Ms Papenfus replied that she does not deny that she was a member of the NP and the President's Council and that she can only make amends for the wrongs. She was also not aware of all the things the NP did. She was part of the of the committee responsible for removing discriminatory legislation.
A follow up question by Mr Kekana asked what she meant when she stated that she did not know of the NP’s human rights abuses.
Ms Routier replied that those who were not part of the Security Council did not know what was happening, but that she was aware discrimination was taking place.
To the question if she saw herself as an African, Ms Routier replied that she knows no other country and wants to serve no other country.
A member of the ANC asked how she is going to change her workload.
Ms Routier replied that she will still be involved in the same tasks but that peripheral work will be cut out.
The chairperson asked the candidate if she would like to work part time or full time, if she is able to reside in Johannesburg and how soon she is able to start?
She replied that she would take a full time position and that she would be able to reside in Johannesburg. She stated that she is able to start in April.

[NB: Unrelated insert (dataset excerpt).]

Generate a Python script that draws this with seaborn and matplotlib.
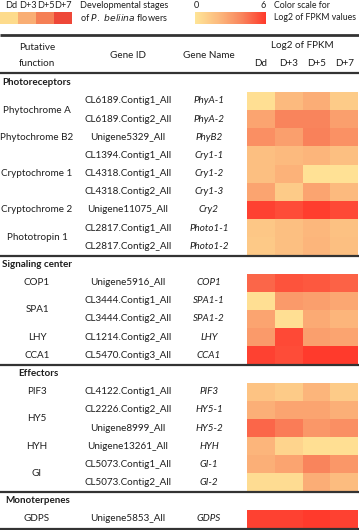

Ms de Vos (IFP) asked how the candidate perceives the work of the HRC and its interaction with people at grassroots level?
Ms Issel replied that her work is very much in line with the work of the HRC and she sees many violations of human rights. She feels her work at grassroots level is an asset.
A follow up question asked what the violations are that Ms Issel sees and what should be done about them.
Ms Issel replied that in her work as a lay assessor she sees many violations.
A member of the ANC asked if Ms Issel distances herself from politics.
Ms Issel replied that she is a member of the ANC and that she will continue to be one.
A member of the ANC asked if there is a role for black consciousness and did she think that it can play a role in race problems. She was also asked how she felt about socio-economic rights?
She replied that black consciousness was necessary but that the country has changed and there is not enough education about human rights.
Mr Ebrahim (PAC) asked what is her view on capital punishment.
Ms Issel replied that the feelings of the masses need to be considered.
A member of the ANC asked how she would handle cultural differences.
Ms Issel replied that she gets along well with people and will be able to communicate with them.
A follow up question asked if she had any language skills that will allow her to communicate with other people from different cultures.
Ms Issel replied that she speaks Xhosa but not fluently.
A member of the ANC asked the candidate for comment on human rights violations are on farms.
Ms Issel replied that she is aware of human rights violations on farms and that HRC should do more about this issue.
Mr. Kekana (ANC) asked how Ms Issel would address issues of intolerance in the community.
Ms Issel replied that the media has not been fair in their reports and that all government departments should address intolerance.
A member of the ANC asked what role the candidate sees herself playing in the HRC and would she be able to see the big picture while intervening in the small picture.
Ms Issel replied that she feels that the community needs to be part of the HRC and that the HRC needs to be a part of the community.
The chairperson of the HRC asked Ms Issel what she views as fundamental human rights and how will she address these.
Ms Issel replied that people’s water being cut is a human rights abuse. Human rights can be addressed on two levels. The Government should take the responsibility for providing education to people. Rights need to be brought to the people.